Given task
From the records below, print only the part that opens with the line containing "What matplotlib code" and closes with the line containing "ax = fig.add_axes([0.136, 0.178, 0.84, 0.795])"; omit the pictures.

Input material
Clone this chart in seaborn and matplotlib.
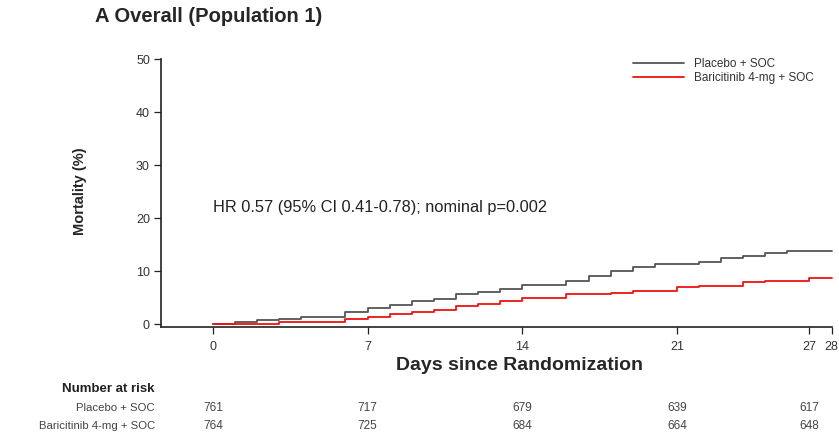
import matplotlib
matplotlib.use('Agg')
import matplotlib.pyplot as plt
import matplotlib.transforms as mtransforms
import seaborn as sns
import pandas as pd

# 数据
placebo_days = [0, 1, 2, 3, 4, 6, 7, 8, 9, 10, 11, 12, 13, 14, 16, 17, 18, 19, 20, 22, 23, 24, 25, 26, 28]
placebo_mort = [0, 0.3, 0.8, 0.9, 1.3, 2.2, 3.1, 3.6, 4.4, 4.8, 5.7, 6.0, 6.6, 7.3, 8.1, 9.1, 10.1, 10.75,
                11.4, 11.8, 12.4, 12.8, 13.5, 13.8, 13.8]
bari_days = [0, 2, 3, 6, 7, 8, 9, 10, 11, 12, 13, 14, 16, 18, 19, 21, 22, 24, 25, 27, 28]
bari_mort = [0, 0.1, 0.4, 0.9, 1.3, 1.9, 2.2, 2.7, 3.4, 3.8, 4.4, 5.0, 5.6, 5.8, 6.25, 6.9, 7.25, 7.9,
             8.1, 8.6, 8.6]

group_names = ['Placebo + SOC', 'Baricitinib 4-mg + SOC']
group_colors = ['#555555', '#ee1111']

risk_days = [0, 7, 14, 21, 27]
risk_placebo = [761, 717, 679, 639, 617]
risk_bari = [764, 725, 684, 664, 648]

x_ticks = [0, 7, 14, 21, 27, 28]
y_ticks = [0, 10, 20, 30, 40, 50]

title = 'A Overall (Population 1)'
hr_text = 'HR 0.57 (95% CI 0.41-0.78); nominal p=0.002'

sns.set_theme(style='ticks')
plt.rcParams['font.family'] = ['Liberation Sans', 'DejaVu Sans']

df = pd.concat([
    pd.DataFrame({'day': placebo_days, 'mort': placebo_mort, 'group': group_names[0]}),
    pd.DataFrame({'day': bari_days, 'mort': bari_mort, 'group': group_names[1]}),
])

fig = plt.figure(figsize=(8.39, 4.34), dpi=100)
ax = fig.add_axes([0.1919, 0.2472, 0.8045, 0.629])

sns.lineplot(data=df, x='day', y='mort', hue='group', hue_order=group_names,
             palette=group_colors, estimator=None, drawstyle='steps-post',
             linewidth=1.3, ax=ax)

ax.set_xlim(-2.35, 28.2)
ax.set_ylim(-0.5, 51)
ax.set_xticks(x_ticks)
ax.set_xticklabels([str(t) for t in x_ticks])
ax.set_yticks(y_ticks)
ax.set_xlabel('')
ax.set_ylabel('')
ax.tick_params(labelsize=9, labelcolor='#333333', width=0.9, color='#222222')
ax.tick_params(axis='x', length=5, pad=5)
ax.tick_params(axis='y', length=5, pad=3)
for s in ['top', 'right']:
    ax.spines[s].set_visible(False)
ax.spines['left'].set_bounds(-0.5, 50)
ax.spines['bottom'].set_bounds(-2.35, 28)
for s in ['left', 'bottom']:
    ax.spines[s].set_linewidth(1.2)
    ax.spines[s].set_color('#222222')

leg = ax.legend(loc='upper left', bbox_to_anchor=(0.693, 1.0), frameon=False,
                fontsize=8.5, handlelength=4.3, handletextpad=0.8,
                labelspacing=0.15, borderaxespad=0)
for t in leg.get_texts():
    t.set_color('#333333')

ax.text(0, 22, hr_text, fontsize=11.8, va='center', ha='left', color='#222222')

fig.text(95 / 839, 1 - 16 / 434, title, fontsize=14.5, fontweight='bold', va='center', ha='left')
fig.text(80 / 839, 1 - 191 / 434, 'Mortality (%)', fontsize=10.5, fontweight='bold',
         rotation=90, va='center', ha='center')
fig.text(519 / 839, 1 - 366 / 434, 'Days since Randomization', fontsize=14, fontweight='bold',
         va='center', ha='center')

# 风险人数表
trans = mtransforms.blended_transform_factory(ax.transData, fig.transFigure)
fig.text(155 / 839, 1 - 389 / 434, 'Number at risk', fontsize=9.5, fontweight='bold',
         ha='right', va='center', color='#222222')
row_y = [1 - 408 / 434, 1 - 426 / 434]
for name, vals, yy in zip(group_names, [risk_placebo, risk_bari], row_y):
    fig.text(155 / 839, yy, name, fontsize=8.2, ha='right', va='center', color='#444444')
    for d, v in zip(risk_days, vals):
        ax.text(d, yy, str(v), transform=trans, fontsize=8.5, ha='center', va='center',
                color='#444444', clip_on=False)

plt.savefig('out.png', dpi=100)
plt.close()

* * *

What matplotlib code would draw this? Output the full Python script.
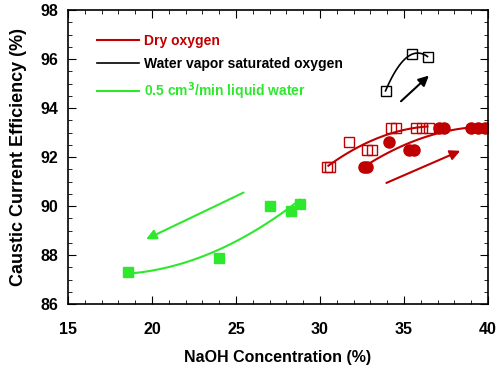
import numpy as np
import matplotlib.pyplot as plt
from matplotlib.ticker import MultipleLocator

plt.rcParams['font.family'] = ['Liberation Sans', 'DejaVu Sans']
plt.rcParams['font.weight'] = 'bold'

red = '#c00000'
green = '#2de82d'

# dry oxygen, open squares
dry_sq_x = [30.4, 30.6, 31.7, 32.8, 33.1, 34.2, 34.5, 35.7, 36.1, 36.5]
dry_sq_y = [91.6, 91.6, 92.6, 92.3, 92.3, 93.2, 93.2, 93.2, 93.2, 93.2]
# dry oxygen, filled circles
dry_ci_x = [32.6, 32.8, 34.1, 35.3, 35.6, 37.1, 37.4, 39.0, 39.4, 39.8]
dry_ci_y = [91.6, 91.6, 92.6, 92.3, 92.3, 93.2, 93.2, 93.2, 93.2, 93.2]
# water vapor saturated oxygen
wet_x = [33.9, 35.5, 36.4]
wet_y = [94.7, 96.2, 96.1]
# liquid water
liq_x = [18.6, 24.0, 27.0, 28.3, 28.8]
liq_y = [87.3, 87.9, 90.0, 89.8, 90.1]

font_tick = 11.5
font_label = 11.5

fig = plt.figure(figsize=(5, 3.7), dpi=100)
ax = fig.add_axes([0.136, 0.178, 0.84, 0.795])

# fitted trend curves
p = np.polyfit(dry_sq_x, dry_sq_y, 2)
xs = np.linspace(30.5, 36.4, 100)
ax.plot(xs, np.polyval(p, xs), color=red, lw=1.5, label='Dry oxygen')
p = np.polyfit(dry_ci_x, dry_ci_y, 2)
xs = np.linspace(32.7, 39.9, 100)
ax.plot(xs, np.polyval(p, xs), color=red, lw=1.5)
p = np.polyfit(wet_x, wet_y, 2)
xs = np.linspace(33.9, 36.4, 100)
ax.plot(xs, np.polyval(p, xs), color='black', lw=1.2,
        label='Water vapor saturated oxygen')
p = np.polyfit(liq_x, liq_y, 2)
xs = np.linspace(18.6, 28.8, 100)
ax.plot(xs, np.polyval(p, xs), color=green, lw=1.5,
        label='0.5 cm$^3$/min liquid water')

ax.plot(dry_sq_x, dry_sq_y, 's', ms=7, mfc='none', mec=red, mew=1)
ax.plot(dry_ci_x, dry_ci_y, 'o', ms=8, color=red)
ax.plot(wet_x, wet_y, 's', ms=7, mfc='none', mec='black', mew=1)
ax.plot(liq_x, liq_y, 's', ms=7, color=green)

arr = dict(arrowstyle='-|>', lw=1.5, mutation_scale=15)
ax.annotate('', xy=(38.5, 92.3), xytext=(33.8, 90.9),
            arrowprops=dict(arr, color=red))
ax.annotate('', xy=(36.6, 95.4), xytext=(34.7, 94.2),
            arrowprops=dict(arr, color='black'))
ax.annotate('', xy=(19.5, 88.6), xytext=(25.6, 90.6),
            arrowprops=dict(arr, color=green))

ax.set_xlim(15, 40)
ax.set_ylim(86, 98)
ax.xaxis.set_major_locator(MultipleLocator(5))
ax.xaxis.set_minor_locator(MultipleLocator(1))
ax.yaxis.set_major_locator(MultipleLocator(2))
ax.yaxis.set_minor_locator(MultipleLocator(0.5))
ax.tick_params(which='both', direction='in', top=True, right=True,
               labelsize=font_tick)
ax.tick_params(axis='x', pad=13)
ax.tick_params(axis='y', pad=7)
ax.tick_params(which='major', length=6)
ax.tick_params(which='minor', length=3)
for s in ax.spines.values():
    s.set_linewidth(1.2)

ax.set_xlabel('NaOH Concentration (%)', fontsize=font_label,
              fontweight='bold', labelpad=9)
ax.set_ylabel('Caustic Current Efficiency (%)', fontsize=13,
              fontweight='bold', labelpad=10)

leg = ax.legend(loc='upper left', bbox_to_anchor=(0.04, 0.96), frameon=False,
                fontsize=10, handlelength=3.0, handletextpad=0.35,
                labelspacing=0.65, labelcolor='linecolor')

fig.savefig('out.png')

The output
What matplotlib code would draw this? Output the full Python script.
import numpy as np
import matplotlib.pyplot as plt
from matplotlib.ticker import MultipleLocator

plt.rcParams['font.family'] = ['Liberation Sans', 'DejaVu Sans']
plt.rcParams['font.weight'] = 'bold'

red = '#c00000'
green = '#2de82d'

# dry oxygen, open squares
dry_sq_x = [30.4, 30.6, 31.7, 32.8, 33.1, 34.2, 34.5, 35.7, 36.1, 36.5]
dry_sq_y = [91.6, 91.6, 92.6, 92.3, 92.3, 93.2, 93.2, 93.2, 93.2, 93.2]
# dry oxygen, filled circles
dry_ci_x = [32.6, 32.8, 34.1, 35.3, 35.6, 37.1, 37.4, 39.0, 39.4, 39.8]
dry_ci_y = [91.6, 91.6, 92.6, 92.3, 92.3, 93.2, 93.2, 93.2, 93.2, 93.2]
# water vapor saturated oxygen
wet_x = [33.9, 35.5, 36.4]
wet_y = [94.7, 96.2, 96.1]
# liquid water
liq_x = [18.6, 24.0, 27.0, 28.3, 28.8]
liq_y = [87.3, 87.9, 90.0, 89.8, 90.1]

font_tick = 11.5
font_label = 11.5

fig = plt.figure(figsize=(5, 3.7), dpi=100)
ax = fig.add_axes([0.136, 0.178, 0.84, 0.795])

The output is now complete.